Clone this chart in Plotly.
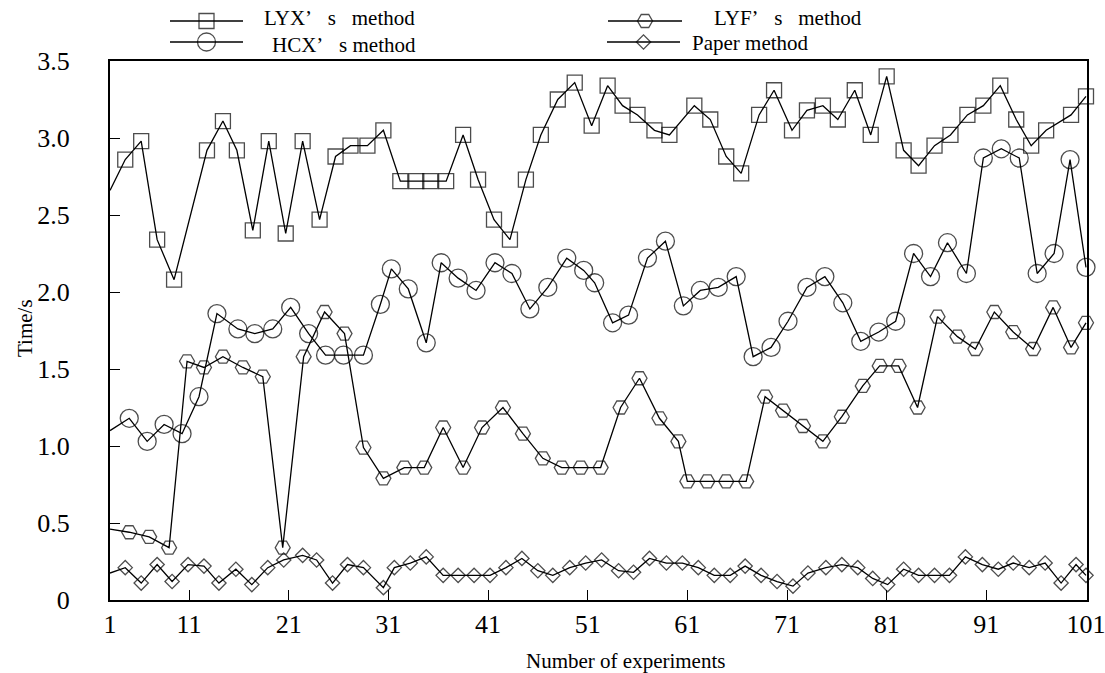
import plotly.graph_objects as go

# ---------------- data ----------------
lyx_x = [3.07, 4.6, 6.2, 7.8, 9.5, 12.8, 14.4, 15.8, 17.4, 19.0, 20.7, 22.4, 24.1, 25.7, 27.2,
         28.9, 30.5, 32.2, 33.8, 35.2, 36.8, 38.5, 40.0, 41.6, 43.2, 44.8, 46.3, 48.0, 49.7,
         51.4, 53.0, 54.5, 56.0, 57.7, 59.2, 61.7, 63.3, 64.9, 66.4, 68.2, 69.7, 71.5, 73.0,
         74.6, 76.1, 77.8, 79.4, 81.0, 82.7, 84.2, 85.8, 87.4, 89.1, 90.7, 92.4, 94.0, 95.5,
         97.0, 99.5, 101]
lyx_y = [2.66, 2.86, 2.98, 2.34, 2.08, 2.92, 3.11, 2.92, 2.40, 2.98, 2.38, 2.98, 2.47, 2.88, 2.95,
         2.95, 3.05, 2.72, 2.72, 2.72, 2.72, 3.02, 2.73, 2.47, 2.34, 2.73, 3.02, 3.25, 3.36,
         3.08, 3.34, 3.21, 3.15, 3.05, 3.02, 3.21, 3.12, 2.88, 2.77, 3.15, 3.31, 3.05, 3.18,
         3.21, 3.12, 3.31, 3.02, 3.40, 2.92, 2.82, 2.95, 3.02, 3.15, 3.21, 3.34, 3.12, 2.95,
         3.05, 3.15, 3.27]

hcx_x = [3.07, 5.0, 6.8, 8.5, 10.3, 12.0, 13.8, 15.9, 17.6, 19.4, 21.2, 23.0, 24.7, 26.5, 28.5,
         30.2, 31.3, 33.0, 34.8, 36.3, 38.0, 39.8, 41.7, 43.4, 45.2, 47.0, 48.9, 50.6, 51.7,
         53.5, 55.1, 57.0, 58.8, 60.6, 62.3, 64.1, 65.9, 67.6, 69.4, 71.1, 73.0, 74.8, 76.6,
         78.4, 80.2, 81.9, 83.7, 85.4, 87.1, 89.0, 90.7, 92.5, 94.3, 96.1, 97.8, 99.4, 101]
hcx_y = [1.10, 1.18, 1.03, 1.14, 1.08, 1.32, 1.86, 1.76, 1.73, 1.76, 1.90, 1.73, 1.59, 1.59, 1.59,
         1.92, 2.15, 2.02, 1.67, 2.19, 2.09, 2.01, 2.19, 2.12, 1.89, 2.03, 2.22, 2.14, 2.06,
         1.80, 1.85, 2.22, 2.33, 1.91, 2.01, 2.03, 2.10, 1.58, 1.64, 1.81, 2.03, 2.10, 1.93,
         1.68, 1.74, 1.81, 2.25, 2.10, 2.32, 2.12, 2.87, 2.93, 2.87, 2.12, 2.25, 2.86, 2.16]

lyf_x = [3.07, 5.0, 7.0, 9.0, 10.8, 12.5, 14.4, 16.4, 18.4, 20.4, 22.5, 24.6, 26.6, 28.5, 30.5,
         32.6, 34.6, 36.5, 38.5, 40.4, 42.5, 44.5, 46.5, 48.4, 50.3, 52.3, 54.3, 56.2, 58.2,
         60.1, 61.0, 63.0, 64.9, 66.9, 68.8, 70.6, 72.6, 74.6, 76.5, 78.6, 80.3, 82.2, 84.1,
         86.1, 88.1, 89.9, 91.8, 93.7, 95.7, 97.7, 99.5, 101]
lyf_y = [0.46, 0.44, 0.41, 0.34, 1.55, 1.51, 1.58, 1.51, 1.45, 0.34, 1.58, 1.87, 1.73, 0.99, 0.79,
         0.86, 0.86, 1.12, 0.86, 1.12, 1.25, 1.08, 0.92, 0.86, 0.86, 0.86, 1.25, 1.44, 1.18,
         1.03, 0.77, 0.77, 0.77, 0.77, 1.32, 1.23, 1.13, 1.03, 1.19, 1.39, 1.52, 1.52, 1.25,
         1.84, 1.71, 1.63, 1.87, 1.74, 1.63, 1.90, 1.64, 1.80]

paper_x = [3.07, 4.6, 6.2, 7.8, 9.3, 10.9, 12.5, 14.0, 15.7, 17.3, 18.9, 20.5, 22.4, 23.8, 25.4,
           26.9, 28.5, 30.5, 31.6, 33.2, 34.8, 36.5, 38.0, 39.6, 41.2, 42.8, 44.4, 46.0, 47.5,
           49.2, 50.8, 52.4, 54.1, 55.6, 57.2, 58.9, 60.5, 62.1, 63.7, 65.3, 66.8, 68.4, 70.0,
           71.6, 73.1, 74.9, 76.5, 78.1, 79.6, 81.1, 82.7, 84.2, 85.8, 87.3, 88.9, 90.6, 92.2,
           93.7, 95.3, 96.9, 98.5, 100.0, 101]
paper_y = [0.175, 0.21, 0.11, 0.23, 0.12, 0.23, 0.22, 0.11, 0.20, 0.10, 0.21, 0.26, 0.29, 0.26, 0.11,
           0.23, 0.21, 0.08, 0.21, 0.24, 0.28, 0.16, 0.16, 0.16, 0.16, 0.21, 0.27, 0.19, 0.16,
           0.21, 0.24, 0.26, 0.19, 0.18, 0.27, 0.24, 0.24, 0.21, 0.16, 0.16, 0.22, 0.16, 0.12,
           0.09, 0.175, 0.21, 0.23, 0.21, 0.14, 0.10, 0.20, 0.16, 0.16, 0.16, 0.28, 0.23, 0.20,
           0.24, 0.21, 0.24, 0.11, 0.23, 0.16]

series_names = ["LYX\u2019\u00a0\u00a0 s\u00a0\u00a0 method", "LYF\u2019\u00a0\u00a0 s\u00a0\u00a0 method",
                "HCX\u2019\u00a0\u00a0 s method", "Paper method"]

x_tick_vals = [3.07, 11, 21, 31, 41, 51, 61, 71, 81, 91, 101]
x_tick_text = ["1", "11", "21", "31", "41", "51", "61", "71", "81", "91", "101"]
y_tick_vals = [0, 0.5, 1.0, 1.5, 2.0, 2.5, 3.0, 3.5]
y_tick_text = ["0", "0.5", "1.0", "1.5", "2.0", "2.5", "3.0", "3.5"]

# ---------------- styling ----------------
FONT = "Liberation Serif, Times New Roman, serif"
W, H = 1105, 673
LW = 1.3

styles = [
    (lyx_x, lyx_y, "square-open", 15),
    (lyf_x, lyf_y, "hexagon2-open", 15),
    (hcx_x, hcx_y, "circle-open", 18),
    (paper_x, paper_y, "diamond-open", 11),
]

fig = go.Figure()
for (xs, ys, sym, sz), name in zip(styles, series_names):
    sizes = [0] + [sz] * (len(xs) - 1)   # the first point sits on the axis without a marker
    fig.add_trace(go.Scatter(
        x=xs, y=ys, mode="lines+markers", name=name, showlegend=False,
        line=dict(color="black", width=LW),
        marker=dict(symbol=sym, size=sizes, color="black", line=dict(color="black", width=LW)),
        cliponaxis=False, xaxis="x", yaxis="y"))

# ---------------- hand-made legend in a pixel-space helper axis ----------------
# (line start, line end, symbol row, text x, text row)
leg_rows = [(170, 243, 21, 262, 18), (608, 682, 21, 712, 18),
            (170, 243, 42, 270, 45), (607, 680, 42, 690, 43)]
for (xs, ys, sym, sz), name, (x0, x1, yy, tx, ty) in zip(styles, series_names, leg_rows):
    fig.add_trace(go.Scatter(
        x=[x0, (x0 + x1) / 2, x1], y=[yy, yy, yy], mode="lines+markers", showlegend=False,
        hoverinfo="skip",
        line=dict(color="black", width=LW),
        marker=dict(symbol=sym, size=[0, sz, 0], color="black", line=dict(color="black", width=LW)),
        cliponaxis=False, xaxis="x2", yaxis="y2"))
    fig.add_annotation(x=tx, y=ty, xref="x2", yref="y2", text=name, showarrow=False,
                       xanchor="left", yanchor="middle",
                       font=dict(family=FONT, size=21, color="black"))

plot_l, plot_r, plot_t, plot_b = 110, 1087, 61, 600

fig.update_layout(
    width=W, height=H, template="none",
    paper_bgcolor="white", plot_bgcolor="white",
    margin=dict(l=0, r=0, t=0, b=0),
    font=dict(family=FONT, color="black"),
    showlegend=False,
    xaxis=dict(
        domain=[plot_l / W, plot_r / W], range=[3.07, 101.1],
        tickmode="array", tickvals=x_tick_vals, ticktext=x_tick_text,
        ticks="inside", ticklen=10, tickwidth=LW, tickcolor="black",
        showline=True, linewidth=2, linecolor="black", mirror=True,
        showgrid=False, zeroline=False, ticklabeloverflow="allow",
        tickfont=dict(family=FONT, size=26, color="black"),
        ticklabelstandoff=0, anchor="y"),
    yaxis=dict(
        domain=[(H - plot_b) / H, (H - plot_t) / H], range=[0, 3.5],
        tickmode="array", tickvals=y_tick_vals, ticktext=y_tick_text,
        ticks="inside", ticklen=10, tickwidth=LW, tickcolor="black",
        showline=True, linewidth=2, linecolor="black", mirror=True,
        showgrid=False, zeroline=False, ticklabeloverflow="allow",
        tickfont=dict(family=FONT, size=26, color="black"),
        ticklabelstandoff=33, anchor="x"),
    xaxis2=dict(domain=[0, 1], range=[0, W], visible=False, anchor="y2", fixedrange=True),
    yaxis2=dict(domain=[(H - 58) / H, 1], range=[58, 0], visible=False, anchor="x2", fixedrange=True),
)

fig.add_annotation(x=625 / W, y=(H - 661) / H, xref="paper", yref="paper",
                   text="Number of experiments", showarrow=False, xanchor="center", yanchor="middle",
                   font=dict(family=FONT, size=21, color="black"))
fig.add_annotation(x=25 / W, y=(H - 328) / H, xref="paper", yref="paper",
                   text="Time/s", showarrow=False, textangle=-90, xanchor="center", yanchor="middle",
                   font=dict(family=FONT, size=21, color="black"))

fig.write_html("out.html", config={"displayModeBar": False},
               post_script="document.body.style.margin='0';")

··········

### Problem
From the first line of the material down to the line containing "2.25, 2.86, 2.16]", inclusive, return each line exactly, skipping any picture.

### Full solution
Clone this chart in Plotly.
import plotly.graph_objects as go

# ---------------- data ----------------
lyx_x = [3.07, 4.6, 6.2, 7.8, 9.5, 12.8, 14.4, 15.8, 17.4, 19.0, 20.7, 22.4, 24.1, 25.7, 27.2,
         28.9, 30.5, 32.2, 33.8, 35.2, 36.8, 38.5, 40.0, 41.6, 43.2, 44.8, 46.3, 48.0, 49.7,
         51.4, 53.0, 54.5, 56.0, 57.7, 59.2, 61.7, 63.3, 64.9, 66.4, 68.2, 69.7, 71.5, 73.0,
         74.6, 76.1, 77.8, 79.4, 81.0, 82.7, 84.2, 85.8, 87.4, 89.1, 90.7, 92.4, 94.0, 95.5,
         97.0, 99.5, 101]
lyx_y = [2.66, 2.86, 2.98, 2.34, 2.08, 2.92, 3.11, 2.92, 2.40, 2.98, 2.38, 2.98, 2.47, 2.88, 2.95,
         2.95, 3.05, 2.72, 2.72, 2.72, 2.72, 3.02, 2.73, 2.47, 2.34, 2.73, 3.02, 3.25, 3.36,
         3.08, 3.34, 3.21, 3.15, 3.05, 3.02, 3.21, 3.12, 2.88, 2.77, 3.15, 3.31, 3.05, 3.18,
         3.21, 3.12, 3.31, 3.02, 3.40, 2.92, 2.82, 2.95, 3.02, 3.15, 3.21, 3.34, 3.12, 2.95,
         3.05, 3.15, 3.27]

hcx_x = [3.07, 5.0, 6.8, 8.5, 10.3, 12.0, 13.8, 15.9, 17.6, 19.4, 21.2, 23.0, 24.7, 26.5, 28.5,
         30.2, 31.3, 33.0, 34.8, 36.3, 38.0, 39.8, 41.7, 43.4, 45.2, 47.0, 48.9, 50.6, 51.7,
         53.5, 55.1, 57.0, 58.8, 60.6, 62.3, 64.1, 65.9, 67.6, 69.4, 71.1, 73.0, 74.8, 76.6,
         78.4, 80.2, 81.9, 83.7, 85.4, 87.1, 89.0, 90.7, 92.5, 94.3, 96.1, 97.8, 99.4, 101]
hcx_y = [1.10, 1.18, 1.03, 1.14, 1.08, 1.32, 1.86, 1.76, 1.73, 1.76, 1.90, 1.73, 1.59, 1.59, 1.59,
         1.92, 2.15, 2.02, 1.67, 2.19, 2.09, 2.01, 2.19, 2.12, 1.89, 2.03, 2.22, 2.14, 2.06,
         1.80, 1.85, 2.22, 2.33, 1.91, 2.01, 2.03, 2.10, 1.58, 1.64, 1.81, 2.03, 2.10, 1.93,
         1.68, 1.74, 1.81, 2.25, 2.10, 2.32, 2.12, 2.87, 2.93, 2.87, 2.12, 2.25, 2.86, 2.16]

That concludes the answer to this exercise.